Research dealing with various aspects of the theory of planned behaviour (Ajzen, 1985, 1987) is reviewed and some unresolved issues are discussed. In broad terms, the theory is found to be well supported by empirical evidence. Intentions to perform behaviours of different kinds can be predicted with high accuracy from attitudes toward the behaviour, subjective norms and perceived behavioural control; and these intentions, together with perceptions of behaviour control, account for considerable variance in actual behaviour. Attitudes, subjective norms and perceived behavioural control are shown to be related to appropriate sets of salient behaviour, normative and control beliefs about the behaviour, but the exact nature of these relations is still uncertain. Expectancy- value formulations are found to be only partly successful in dealing with these relations. Optimal rescaling of expectancy and value measures is offered as a means of dealing with measurement limitations. Finally, inclusion of past behaviour in the prediction equation is shown to provide a means of testing the theory's sufficiency, another issue that remains unresolved. The limited available evidence concerning this question shows that the theory is predicting behaviour quite well in comparison to the ceiling imposed by behavioural reliability.

As every student of psychology knows, explaining human behaviour in all its complexity is a difficult task. It can be approached at many levels, from concern with physiological processes at one extreme to concentration on social institutions at the other. Social and personality psychologists have tended to focus on an intermediate level, the fully functioning individual whose processing of available information mediates the effects of biological and environmental factors on behaviour. Concepts referring to behaviour dispositions, such as social attitude and personality trait, have played an important role in these attempts to predict and explain human behaviour (see Ajzen, 1988; Campbell, 1963; Sherman and Fazio, 1983). Various theoretical frameworks have been proposed to deal with the psychological processes involved. This special edition of Organizational Behaviour and Human Decision Processes concentrates on cognitive self-regulation as an important aspect of human behaviour.
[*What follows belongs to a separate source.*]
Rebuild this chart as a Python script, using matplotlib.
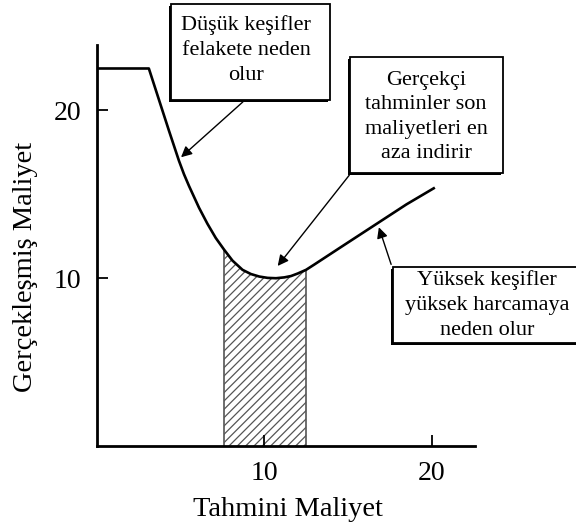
import matplotlib.pyplot as plt
import matplotlib.patches as patches
import numpy as np

plt.rcParams['font.family'] = ['Liberation Serif', 'DejaVu Serif']
plt.rcParams['hatch.linewidth'] = 0.9
plt.rcParams['hatch.color'] = '#555555'

##--------------data--------------
est_cost = [0, 3.1, 4.3, 4.9, 5.2, 5.5, 6.1, 6.6, 7.1, 7.6, 8.1, 8.7, 9.2, 9.7, 10.2, 10.7,
            11.2, 11.6, 12.0, 12.5, 13.0, 14.5, 16.5, 18.5, 20.2]
real_cost = [22.5, 22.5, 18.8, 17.0, 16.2, 15.5, 14.2, 13.25, 12.4, 11.7, 11.05, 10.5, 10.25, 10.1, 10.02, 10.0,
             10.05, 10.13, 10.28, 10.5, 10.82, 11.8, 13.1, 14.4, 15.4]
band = [7.6, 12.5]          # realistic estimate range (hatched)
xticks = [10, 20]
yticks = [10, 20]

notes = ["Düşük keşifler\nfelakete neden\nolur",
         "Gerçekçi\ntahminler son\nmaliyetleri en\naza indirir",
         "Yüksek keşifler\nyüksek harcamaya\nneden olur"]
note_x = [4.9, 10.7, 16.8]   # where each arrow touches the curve

W, H = 576, 529
fig = plt.figure(figsize=(W/100, H/100), dpi=100)
ax = fig.add_axes([97/W, 1-446/H, 378/W, 401/H])

def fx(px):
    return px/W
def fy(py):
    return 1-py/H

ax.plot(est_cost, real_cost, 'k-', linewidth=1.9, solid_capstyle='butt', solid_joinstyle='round', zorder=3)

xb = np.linspace(band[0], band[1], 60)
yb = np.interp(xb, est_cost, real_cost)
ax.fill_between(xb, 0, yb, facecolor='white', edgecolor='#555555', hatch='////', linewidth=0, zorder=1)
for b in band:
    ax.plot([b, b], [0, np.interp(b, est_cost, real_cost)], color='#555555', linewidth=1.2, zorder=2)

ax.set_xlim(0, 22.6)
ax.set_ylim(0, 23.9)
ax.set_xticks(xticks)
ax.set_yticks(yticks)
ax.tick_params(direction='in', length=8, width=1.3, labelsize=20, pad=11)
ax.spines['top'].set_visible(False)
ax.spines['right'].set_visible(False)
for s in ['left', 'bottom']:
    ax.spines[s].set_linewidth(2)

fig.text(fx(288), fy(510), "Tahmini Maliyet", fontsize=20.5, ha='center', va='center')
fig.text(fx(26), fy(267), "Gerçekleşmiş Maliyet", fontsize=20.5, ha='center', va='center', rotation=90)

##--------------boxes with shadow--------------
boxes = [(171, 4, 330, 100), (350, 57, 503, 173), (393, 267, 580, 343)]
text_y = [(246, 50), (426, 117), (487, 305)]
arrow_from = [(245, 100), (351, 173), (392, 267)]

for (l, t, r, b), txt, (tx, ty) in zip(boxes, notes, text_y):
    sh = patches.Rectangle((fx(l-2), fy(b+2)), (r-l)/W, (b-t)/H, transform=fig.transFigure,
                           facecolor='black', edgecolor='black', linewidth=0, zorder=5)
    bx = patches.Rectangle((fx(l), fy(b)), (r-l)/W, (b-t)/H, transform=fig.transFigure,
                           facecolor='white', edgecolor='black', linewidth=1.3, zorder=6)
    fig.patches.extend([sh, bx])
    fig.text(fx(tx), fy(ty), txt, fontsize=16, ha='center', va='center', linespacing=1.4, zorder=7)

for x0, (sx, sy) in zip(note_x, arrow_from):
    y0 = np.interp(x0, est_cost, real_cost)
    off = 0.6 if x0 < 12 else -0.1
    ax.annotate("", xy=(x0, y0 + (0.1 if x0 < 6 else off)), xycoords='data',
                xytext=(sx, H - sy), textcoords='figure pixels',
                arrowprops=dict(arrowstyle='-|>', color='black', lw=1.0, mutation_scale=16),
                zorder=4, annotation_clip=False)

plt.savefig('out.png', dpi=100)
Much has been made of the fact that general dispositions tend to be poor predictors of behaviour in specific situations. General attitudes have been assessed with respect to organizations and institutions (the church, public housing, student government, one's job or employer), minority groups (Blacks, Jews, Catholics) and particular individuals with whom a person might interact (a Black person, a fellow student) (see Ajzen and Fishbein, 1977, for a literature review). The failure of such general attitudes to predict specific behaviours directed at the target of the attitude has produced calls for abandoning the attitude concept (Wicker, 1969).

In a similar fashion, the low empirical relations between general personality traits and behaviour in specific situations has led theorists to claim that the trait concept, defined as a broad behaviour disposition, is untenable (Mischel, 1968). Of particular interest for present purposes are attempts to relate generalized locus of control (Rotter, 1954, 1966) to behaviours in specific contexts. As with other personality traits, the results have been disappointing. For example, perceived locus of control, as assessed by Rotter's scale, often fails to predict achievement-related behaviour or political involvement in a systematic fashion; and somewhat more specialized measures, such as health-locus of control and achievement-related locus of control, have not fared much better.

One proposed remedy for the poor predictive validity of attitudes and traits is the aggregation of specific behaviours across occasions, situations and forms of action. The idea behind the principle of aggregation is the assumption that any single ample of behaviour reflects not only the influence of a relevant general disposition but also the influence of various other factors unique to the particular occasion, situation and action being observed. By aggregating different behaviours, observed on different occasions and in different situations, these other sources of influence tend to cancel each other, with the result that the aggregate represents a more valid measure of the underlying behavioural disposition than any single behaviour. Many studies performed in recent years have demonstrated the workings of the aggregation principle by showing that general attitudes and personality traits do in fact predict behavioural aggregates much better than they predict specific behaviours, (see Ajzen, 1988, for a discussion of the aggregation principle and for a review of empirical research.)